◆ Supplied information:
-*-

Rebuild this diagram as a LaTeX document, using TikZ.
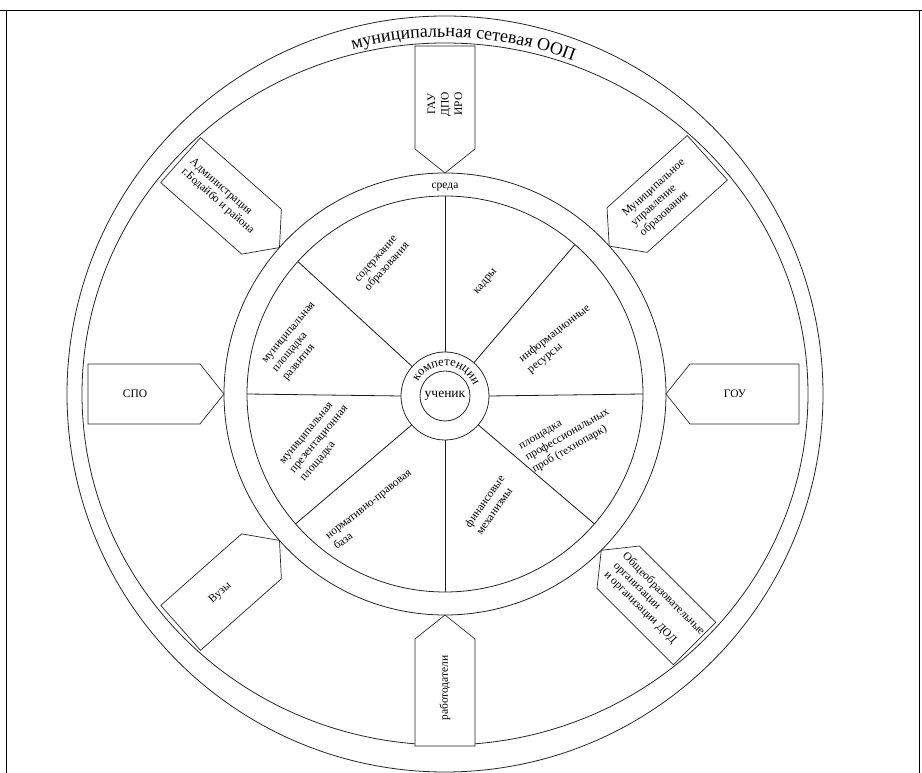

-*-

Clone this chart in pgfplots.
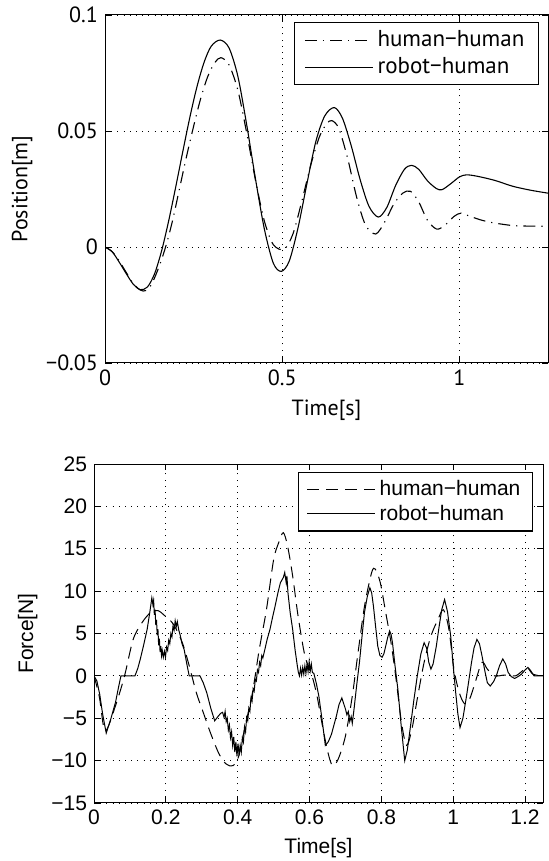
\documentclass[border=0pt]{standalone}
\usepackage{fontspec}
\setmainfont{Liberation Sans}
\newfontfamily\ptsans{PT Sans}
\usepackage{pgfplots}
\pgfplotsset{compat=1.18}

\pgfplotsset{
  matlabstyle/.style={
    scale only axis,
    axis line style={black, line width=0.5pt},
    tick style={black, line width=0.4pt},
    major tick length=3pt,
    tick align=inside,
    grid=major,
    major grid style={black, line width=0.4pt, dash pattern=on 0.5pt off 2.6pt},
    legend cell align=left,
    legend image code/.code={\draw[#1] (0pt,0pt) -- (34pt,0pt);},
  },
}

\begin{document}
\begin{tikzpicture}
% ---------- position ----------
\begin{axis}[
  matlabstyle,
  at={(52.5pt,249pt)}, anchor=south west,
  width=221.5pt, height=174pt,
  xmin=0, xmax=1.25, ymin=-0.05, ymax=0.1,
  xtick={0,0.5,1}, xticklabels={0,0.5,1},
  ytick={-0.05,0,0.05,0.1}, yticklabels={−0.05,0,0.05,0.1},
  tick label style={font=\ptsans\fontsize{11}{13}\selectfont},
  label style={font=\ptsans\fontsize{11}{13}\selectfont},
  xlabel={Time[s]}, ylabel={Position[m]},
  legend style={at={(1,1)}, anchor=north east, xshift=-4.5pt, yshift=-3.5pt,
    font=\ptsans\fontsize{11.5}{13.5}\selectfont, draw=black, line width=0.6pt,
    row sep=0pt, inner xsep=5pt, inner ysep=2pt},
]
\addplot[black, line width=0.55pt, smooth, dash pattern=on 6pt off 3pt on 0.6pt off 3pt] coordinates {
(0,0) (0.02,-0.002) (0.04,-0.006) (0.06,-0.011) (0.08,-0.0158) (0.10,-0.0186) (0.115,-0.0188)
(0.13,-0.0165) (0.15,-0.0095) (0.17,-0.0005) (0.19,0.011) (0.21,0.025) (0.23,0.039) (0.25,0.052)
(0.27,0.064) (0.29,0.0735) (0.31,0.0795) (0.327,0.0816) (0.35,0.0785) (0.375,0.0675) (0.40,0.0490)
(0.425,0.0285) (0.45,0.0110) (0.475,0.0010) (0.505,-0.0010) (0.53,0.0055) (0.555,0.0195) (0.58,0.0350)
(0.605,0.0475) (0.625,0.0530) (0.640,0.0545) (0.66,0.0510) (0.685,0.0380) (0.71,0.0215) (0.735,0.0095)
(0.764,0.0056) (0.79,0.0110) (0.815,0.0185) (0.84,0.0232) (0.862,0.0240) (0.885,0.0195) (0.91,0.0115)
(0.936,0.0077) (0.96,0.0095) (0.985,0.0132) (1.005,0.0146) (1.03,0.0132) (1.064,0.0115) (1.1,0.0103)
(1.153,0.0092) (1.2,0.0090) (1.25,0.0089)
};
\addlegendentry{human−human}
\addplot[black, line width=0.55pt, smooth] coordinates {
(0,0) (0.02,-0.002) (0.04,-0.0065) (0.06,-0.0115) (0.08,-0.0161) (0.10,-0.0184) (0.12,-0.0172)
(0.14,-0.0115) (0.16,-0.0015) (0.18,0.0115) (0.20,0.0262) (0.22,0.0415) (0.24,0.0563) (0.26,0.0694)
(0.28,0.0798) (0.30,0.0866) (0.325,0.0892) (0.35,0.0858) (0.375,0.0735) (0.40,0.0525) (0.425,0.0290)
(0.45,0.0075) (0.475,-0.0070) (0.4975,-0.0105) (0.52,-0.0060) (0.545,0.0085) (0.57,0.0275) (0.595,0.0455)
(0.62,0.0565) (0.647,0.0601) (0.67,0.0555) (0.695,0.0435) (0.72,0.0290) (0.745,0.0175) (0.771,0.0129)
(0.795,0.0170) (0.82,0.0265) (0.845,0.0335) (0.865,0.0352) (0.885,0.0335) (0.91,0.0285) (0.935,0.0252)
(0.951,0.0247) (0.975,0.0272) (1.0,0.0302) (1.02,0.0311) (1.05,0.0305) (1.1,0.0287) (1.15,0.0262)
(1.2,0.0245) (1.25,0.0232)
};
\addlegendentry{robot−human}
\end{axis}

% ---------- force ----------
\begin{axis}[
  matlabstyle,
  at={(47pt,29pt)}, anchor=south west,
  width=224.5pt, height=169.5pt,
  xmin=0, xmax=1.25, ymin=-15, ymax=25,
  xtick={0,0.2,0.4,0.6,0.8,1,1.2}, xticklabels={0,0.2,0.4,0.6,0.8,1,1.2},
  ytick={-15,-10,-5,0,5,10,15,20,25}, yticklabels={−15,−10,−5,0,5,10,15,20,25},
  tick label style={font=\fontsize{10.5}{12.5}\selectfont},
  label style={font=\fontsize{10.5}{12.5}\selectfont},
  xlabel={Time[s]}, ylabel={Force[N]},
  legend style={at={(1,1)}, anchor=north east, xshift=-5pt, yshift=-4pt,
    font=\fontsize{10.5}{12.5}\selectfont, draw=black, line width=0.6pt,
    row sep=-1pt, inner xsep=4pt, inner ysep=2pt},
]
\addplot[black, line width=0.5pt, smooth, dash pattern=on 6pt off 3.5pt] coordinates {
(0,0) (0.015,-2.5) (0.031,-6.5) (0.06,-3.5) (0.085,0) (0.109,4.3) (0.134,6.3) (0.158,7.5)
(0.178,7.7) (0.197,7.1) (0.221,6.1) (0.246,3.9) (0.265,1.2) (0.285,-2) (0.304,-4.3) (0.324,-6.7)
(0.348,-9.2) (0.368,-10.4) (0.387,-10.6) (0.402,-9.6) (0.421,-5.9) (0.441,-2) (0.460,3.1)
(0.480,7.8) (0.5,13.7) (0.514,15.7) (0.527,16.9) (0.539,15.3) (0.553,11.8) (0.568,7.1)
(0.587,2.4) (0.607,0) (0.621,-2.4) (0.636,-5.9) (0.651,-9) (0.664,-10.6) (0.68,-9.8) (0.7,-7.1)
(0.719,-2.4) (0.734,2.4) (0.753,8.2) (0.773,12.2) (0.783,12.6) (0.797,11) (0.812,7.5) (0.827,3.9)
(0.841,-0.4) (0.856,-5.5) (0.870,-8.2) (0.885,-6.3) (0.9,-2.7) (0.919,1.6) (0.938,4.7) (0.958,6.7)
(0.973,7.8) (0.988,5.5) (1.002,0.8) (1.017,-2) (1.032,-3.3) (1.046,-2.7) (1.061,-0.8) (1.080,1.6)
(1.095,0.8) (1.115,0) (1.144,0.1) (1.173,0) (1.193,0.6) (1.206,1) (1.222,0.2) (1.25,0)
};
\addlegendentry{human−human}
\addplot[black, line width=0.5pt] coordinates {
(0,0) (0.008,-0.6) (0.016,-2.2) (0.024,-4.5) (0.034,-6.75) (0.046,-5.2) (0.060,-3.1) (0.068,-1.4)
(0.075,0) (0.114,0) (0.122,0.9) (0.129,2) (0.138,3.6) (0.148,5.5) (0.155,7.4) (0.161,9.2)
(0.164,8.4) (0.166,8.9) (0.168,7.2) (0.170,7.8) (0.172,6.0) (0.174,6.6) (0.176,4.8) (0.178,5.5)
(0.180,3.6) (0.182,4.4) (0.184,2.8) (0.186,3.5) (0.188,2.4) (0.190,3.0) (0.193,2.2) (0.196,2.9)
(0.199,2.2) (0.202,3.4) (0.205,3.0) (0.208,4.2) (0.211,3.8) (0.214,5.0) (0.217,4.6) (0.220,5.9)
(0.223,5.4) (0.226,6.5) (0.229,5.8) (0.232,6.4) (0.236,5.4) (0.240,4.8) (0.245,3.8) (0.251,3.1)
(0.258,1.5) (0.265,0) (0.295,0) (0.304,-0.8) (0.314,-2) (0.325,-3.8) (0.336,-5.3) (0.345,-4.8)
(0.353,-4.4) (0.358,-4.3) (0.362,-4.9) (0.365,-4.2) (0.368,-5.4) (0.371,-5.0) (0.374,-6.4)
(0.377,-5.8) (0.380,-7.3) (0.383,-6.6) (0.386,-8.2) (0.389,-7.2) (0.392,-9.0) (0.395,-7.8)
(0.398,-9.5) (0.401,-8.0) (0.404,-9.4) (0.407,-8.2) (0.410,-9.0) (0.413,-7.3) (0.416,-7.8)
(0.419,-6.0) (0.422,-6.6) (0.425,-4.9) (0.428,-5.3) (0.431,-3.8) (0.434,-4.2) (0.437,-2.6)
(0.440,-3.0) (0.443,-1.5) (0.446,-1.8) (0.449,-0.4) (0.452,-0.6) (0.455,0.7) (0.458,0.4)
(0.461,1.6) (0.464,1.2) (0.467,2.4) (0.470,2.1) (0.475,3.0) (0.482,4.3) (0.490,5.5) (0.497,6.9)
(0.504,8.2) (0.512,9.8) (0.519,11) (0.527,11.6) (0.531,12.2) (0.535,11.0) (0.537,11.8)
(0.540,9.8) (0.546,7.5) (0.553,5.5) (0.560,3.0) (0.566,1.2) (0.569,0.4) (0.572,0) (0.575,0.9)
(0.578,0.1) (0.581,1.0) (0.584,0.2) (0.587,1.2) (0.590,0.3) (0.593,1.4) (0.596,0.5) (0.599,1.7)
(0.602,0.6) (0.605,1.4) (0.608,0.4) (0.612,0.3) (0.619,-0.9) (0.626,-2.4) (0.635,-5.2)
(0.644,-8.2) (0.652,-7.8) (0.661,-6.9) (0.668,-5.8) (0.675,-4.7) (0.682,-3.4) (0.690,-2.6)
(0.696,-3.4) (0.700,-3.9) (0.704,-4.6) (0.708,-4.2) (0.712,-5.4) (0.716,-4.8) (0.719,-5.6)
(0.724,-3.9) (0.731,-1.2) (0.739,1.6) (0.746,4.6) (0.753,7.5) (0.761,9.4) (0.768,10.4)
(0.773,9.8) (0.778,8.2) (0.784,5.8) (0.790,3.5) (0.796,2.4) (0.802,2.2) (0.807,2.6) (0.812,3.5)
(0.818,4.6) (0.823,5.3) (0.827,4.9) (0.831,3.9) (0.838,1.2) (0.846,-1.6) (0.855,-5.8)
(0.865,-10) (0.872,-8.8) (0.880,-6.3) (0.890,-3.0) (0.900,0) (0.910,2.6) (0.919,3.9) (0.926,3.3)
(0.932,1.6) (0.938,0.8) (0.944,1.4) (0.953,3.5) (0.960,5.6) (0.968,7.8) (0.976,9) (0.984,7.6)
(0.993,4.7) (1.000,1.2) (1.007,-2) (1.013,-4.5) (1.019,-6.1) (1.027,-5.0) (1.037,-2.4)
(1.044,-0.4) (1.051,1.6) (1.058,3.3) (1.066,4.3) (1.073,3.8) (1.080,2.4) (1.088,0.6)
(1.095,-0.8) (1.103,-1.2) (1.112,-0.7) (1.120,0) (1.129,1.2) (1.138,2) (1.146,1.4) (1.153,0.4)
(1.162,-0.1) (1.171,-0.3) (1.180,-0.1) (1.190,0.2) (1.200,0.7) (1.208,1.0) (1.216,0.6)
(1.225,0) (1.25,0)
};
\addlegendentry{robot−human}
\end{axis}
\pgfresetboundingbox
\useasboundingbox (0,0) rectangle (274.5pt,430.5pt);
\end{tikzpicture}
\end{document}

-*-

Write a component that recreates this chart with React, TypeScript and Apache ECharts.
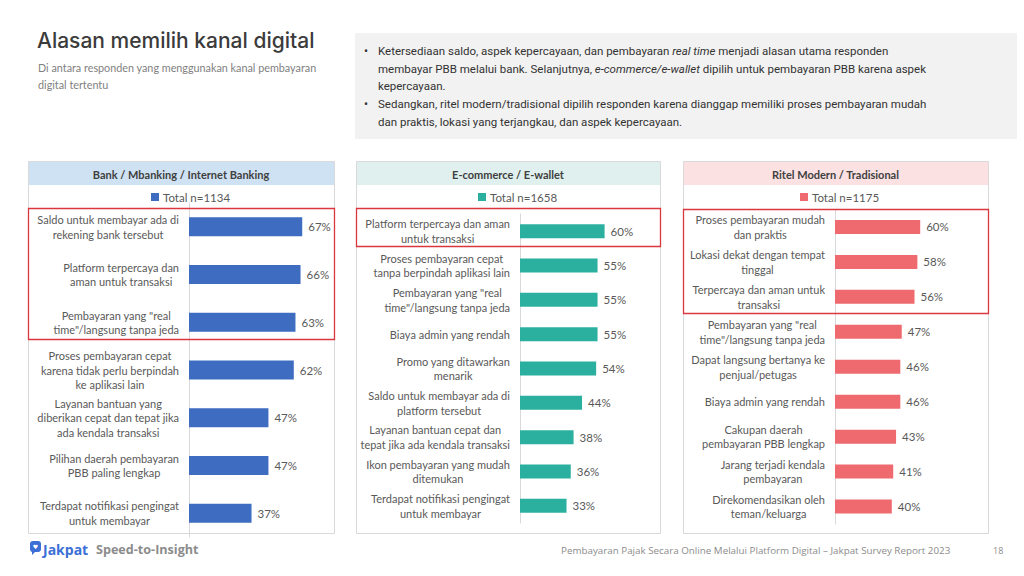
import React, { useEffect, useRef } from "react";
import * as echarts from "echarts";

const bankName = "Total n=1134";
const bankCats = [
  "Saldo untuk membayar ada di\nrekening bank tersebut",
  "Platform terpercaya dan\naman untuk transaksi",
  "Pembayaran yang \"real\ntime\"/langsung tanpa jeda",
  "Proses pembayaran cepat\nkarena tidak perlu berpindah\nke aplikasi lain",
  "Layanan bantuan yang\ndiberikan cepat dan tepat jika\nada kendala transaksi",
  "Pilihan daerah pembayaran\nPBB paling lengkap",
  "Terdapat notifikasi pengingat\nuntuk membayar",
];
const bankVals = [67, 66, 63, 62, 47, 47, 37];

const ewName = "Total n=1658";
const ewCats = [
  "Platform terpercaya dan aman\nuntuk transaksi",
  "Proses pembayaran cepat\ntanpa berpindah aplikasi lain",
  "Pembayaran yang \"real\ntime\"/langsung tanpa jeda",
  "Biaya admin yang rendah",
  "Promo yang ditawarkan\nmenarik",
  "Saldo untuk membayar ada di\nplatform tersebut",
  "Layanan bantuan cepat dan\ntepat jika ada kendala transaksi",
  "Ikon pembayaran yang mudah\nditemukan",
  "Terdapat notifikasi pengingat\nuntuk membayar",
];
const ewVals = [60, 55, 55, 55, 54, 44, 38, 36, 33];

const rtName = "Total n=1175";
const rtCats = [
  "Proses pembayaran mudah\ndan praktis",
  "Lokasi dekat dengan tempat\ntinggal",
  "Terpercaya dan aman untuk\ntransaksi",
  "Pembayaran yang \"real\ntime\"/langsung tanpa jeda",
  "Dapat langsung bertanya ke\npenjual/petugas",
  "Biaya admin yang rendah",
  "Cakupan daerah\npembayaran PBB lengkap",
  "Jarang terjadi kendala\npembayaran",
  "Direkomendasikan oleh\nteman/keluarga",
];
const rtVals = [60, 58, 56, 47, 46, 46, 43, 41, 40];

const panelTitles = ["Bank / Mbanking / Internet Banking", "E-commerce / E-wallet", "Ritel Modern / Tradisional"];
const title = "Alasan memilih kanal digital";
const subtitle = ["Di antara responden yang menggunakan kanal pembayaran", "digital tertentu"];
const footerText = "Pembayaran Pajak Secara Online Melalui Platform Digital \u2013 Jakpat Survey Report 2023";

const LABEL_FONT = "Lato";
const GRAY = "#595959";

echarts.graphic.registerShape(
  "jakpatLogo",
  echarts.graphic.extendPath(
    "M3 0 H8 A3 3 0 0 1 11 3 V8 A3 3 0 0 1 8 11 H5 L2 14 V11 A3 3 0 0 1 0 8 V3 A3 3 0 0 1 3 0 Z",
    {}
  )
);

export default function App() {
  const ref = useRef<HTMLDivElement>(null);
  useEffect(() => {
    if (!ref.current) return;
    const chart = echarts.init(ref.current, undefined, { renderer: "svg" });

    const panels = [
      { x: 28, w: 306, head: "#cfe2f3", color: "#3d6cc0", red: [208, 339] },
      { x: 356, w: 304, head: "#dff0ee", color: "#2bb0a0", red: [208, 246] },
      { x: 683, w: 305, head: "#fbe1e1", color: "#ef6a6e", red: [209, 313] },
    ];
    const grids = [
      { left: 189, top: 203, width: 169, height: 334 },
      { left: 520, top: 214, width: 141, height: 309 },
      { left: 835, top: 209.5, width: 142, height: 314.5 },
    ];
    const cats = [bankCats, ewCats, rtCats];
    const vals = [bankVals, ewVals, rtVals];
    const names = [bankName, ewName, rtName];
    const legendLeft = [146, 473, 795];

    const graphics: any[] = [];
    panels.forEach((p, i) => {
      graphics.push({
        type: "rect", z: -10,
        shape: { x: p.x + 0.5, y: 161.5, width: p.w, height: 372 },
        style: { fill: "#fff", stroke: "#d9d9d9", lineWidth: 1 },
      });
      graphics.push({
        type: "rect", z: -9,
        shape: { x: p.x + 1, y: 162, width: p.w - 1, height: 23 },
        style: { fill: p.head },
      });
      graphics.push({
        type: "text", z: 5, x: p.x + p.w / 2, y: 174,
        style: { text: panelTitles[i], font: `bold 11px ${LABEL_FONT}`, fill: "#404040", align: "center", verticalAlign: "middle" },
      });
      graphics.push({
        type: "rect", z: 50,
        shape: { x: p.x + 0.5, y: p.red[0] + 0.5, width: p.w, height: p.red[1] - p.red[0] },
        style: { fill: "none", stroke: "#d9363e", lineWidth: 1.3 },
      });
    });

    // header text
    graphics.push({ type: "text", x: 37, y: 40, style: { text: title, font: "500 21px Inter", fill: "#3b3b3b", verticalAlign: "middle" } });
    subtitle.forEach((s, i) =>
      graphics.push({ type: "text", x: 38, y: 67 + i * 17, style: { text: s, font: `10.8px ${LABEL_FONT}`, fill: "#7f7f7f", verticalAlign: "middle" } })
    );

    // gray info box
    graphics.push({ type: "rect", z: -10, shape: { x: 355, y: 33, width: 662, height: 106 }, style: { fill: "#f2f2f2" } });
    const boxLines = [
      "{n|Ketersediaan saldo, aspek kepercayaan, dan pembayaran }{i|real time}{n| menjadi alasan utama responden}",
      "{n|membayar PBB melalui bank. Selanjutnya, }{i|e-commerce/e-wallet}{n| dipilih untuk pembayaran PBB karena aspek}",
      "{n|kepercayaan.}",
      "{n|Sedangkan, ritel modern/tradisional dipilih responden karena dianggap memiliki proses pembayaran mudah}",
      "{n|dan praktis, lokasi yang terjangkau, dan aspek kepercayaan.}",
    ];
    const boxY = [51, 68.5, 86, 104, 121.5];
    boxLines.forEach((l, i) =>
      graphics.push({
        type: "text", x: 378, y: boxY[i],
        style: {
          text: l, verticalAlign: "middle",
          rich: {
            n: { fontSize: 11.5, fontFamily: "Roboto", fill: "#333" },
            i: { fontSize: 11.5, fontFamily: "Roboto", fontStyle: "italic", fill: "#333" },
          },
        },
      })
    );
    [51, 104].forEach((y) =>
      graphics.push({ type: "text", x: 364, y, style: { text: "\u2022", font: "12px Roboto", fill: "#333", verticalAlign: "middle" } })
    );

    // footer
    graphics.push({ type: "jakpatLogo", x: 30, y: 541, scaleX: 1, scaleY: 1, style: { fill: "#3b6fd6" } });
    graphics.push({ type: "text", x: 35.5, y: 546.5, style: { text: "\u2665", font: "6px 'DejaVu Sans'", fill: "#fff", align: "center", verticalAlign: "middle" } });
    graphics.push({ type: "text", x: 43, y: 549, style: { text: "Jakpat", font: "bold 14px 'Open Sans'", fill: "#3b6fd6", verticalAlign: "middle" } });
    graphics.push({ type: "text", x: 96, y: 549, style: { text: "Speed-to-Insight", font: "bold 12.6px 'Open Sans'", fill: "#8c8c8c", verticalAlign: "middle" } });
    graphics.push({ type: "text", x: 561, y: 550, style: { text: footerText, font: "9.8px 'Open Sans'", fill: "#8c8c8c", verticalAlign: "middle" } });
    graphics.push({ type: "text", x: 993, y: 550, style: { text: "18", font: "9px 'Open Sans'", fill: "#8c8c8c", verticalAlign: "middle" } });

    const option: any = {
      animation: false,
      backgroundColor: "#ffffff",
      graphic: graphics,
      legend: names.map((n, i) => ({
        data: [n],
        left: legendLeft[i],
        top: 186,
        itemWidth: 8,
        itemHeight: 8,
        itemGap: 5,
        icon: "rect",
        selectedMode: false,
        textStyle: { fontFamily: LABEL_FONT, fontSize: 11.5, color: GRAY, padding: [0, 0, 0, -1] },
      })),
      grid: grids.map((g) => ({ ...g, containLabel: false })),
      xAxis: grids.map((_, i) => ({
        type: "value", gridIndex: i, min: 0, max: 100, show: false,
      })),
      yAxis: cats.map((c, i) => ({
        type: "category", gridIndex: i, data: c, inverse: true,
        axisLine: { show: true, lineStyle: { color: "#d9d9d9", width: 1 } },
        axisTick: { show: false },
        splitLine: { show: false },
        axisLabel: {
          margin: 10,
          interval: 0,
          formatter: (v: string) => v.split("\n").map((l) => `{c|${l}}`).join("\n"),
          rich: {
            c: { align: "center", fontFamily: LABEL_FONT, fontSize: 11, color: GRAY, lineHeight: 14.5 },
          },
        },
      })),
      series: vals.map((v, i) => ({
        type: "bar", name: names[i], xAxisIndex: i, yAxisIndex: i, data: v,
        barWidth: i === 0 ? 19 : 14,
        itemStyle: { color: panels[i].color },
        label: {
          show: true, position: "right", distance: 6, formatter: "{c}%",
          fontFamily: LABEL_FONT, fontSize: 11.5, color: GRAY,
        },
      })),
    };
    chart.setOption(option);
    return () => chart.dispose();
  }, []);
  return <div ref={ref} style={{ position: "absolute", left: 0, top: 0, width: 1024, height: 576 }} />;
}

-*-

◆ Work to be completed: Leaving out the pictures, extract the stretch from the line holding "Write a component" through the line holding "38, 36, 33];", word for word.

◆ Answer to the task:
Write a component that recreates this chart with React, TypeScript and Apache ECharts.
import React, { useEffect, useRef } from "react";
import * as echarts from "echarts";

const bankName = "Total n=1134";
const bankCats = [
  "Saldo untuk membayar ada di\nrekening bank tersebut",
  "Platform terpercaya dan\naman untuk transaksi",
  "Pembayaran yang \"real\ntime\"/langsung tanpa jeda",
  "Proses pembayaran cepat\nkarena tidak perlu berpindah\nke aplikasi lain",
  "Layanan bantuan yang\ndiberikan cepat dan tepat jika\nada kendala transaksi",
  "Pilihan daerah pembayaran\nPBB paling lengkap",
  "Terdapat notifikasi pengingat\nuntuk membayar",
];
const bankVals = [67, 66, 63, 62, 47, 47, 37];

const ewName = "Total n=1658";
const ewCats = [
  "Platform terpercaya dan aman\nuntuk transaksi",
  "Proses pembayaran cepat\ntanpa berpindah aplikasi lain",
  "Pembayaran yang \"real\ntime\"/langsung tanpa jeda",
  "Biaya admin yang rendah",
  "Promo yang ditawarkan\nmenarik",
  "Saldo untuk membayar ada di\nplatform tersebut",
  "Layanan bantuan cepat dan\ntepat jika ada kendala transaksi",
  "Ikon pembayaran yang mudah\nditemukan",
  "Terdapat notifikasi pengingat\nuntuk membayar",
];
const ewVals = [60, 55, 55, 55, 54, 44, 38, 36, 33];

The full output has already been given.